INFORMATION SHOWN:

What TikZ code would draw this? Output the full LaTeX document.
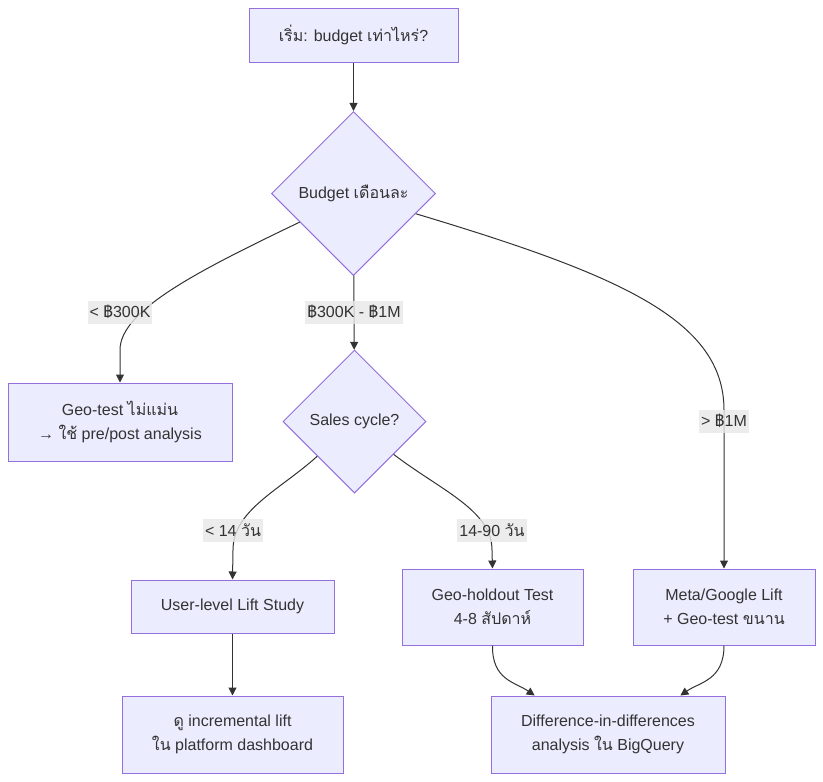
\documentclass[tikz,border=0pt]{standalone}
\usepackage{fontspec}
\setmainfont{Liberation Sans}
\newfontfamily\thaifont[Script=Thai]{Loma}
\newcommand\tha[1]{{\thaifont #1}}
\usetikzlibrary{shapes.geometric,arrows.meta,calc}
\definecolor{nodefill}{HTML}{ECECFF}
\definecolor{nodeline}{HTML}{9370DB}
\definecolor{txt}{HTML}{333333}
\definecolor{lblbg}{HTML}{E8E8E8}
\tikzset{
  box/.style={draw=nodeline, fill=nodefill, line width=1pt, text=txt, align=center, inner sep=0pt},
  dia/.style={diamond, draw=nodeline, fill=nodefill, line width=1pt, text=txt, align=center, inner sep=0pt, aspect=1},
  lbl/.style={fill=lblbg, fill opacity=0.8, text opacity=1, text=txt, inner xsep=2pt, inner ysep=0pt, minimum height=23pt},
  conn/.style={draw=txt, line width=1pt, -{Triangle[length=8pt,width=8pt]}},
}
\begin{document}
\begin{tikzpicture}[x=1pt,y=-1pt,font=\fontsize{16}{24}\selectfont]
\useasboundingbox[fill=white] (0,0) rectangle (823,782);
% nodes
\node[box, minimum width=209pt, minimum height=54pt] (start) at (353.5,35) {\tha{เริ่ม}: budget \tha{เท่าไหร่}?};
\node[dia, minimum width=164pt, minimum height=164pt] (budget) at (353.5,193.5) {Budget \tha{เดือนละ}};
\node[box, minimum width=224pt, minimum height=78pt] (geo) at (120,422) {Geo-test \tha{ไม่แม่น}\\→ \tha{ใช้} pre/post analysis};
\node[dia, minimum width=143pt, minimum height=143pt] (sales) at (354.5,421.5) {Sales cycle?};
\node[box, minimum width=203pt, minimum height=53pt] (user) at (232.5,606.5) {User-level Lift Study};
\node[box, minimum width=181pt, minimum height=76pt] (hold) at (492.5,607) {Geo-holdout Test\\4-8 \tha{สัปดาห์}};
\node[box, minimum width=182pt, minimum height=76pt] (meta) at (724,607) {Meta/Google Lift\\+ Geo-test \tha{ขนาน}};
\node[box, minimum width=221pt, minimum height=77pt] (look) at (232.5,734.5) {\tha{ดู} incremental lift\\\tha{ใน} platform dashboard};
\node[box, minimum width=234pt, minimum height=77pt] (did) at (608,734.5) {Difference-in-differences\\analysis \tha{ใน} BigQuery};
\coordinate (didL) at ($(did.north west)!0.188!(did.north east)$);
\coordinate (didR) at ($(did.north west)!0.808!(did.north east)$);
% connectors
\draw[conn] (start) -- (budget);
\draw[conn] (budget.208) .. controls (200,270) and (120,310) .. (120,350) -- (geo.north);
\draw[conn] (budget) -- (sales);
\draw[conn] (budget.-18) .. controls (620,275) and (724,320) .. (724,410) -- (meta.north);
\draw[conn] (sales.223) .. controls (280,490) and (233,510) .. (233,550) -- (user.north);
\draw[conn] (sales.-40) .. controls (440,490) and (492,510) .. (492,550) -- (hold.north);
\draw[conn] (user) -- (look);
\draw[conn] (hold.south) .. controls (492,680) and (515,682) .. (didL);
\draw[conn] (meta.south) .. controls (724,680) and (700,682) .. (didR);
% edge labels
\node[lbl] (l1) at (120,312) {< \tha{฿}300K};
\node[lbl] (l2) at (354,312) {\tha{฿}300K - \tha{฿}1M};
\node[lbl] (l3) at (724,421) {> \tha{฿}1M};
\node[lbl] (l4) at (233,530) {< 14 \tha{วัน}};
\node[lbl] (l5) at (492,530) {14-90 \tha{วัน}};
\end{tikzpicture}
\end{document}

EXERCISE DIRECTIONS: Quote the data above in full, leaving out the pictures it holds.

OUTPUT BELOW:
What TikZ code would draw this? Output the full LaTeX document.
\documentclass[tikz,border=0pt]{standalone}
\usepackage{fontspec}
\setmainfont{Liberation Sans}
\newfontfamily\thaifont[Script=Thai]{Loma}
\newcommand\tha[1]{{\thaifont #1}}
\usetikzlibrary{shapes.geometric,arrows.meta,calc}
\definecolor{nodefill}{HTML}{ECECFF}
\definecolor{nodeline}{HTML}{9370DB}
\definecolor{txt}{HTML}{333333}
\definecolor{lblbg}{HTML}{E8E8E8}
\tikzset{
  box/.style={draw=nodeline, fill=nodefill, line width=1pt, text=txt, align=center, inner sep=0pt},
  dia/.style={diamond, draw=nodeline, fill=nodefill, line width=1pt, text=txt, align=center, inner sep=0pt, aspect=1},
  lbl/.style={fill=lblbg, fill opacity=0.8, text opacity=1, text=txt, inner xsep=2pt, inner ysep=0pt, minimum height=23pt},
  conn/.style={draw=txt, line width=1pt, -{Triangle[length=8pt,width=8pt]}},
}
\begin{document}
\begin{tikzpicture}[x=1pt,y=-1pt,font=\fontsize{16}{24}\selectfont]
\useasboundingbox[fill=white] (0,0) rectangle (823,782);
% nodes
\node[box, minimum width=209pt, minimum height=54pt] (start) at (353.5,35) {\tha{เริ่ม}: budget \tha{เท่าไหร่}?};
\node[dia, minimum width=164pt, minimum height=164pt] (budget) at (353.5,193.5) {Budget \tha{เดือนละ}};
\node[box, minimum width=224pt, minimum height=78pt] (geo) at (120,422) {Geo-test \tha{ไม่แม่น}\\→ \tha{ใช้} pre/post analysis};
\node[dia, minimum width=143pt, minimum height=143pt] (sales) at (354.5,421.5) {Sales cycle?};
\node[box, minimum width=203pt, minimum height=53pt] (user) at (232.5,606.5) {User-level Lift Study};
\node[box, minimum width=181pt, minimum height=76pt] (hold) at (492.5,607) {Geo-holdout Test\\4-8 \tha{สัปดาห์}};
\node[box, minimum width=182pt, minimum height=76pt] (meta) at (724,607) {Meta/Google Lift\\+ Geo-test \tha{ขนาน}};
\node[box, minimum width=221pt, minimum height=77pt] (look) at (232.5,734.5) {\tha{ดู} incremental lift\\\tha{ใน} platform dashboard};
\node[box, minimum width=234pt, minimum height=77pt] (did) at (608,734.5) {Difference-in-differences\\analysis \tha{ใน} BigQuery};
\coordinate (didL) at ($(did.north west)!0.188!(did.north east)$);
\coordinate (didR) at ($(did.north west)!0.808!(did.north east)$);
% connectors
\draw[conn] (start) -- (budget);
\draw[conn] (budget.208) .. controls (200,270) and (120,310) .. (120,350) -- (geo.north);
\draw[conn] (budget) -- (sales);
\draw[conn] (budget.-18) .. controls (620,275) and (724,320) .. (724,410) -- (meta.north);
\draw[conn] (sales.223) .. controls (280,490) and (233,510) .. (233,550) -- (user.north);
\draw[conn] (sales.-40) .. controls (440,490) and (492,510) .. (492,550) -- (hold.north);
\draw[conn] (user) -- (look);
\draw[conn] (hold.south) .. controls (492,680) and (515,682) .. (didL);
\draw[conn] (meta.south) .. controls (724,680) and (700,682) .. (didR);
% edge labels
\node[lbl] (l1) at (120,312) {< \tha{฿}300K};
\node[lbl] (l2) at (354,312) {\tha{฿}300K - \tha{฿}1M};
\node[lbl] (l3) at (724,421) {> \tha{฿}1M};
\node[lbl] (l4) at (233,530) {< 14 \tha{วัน}};
\node[lbl] (l5) at (492,530) {14-90 \tha{วัน}};
\end{tikzpicture}
\end{document}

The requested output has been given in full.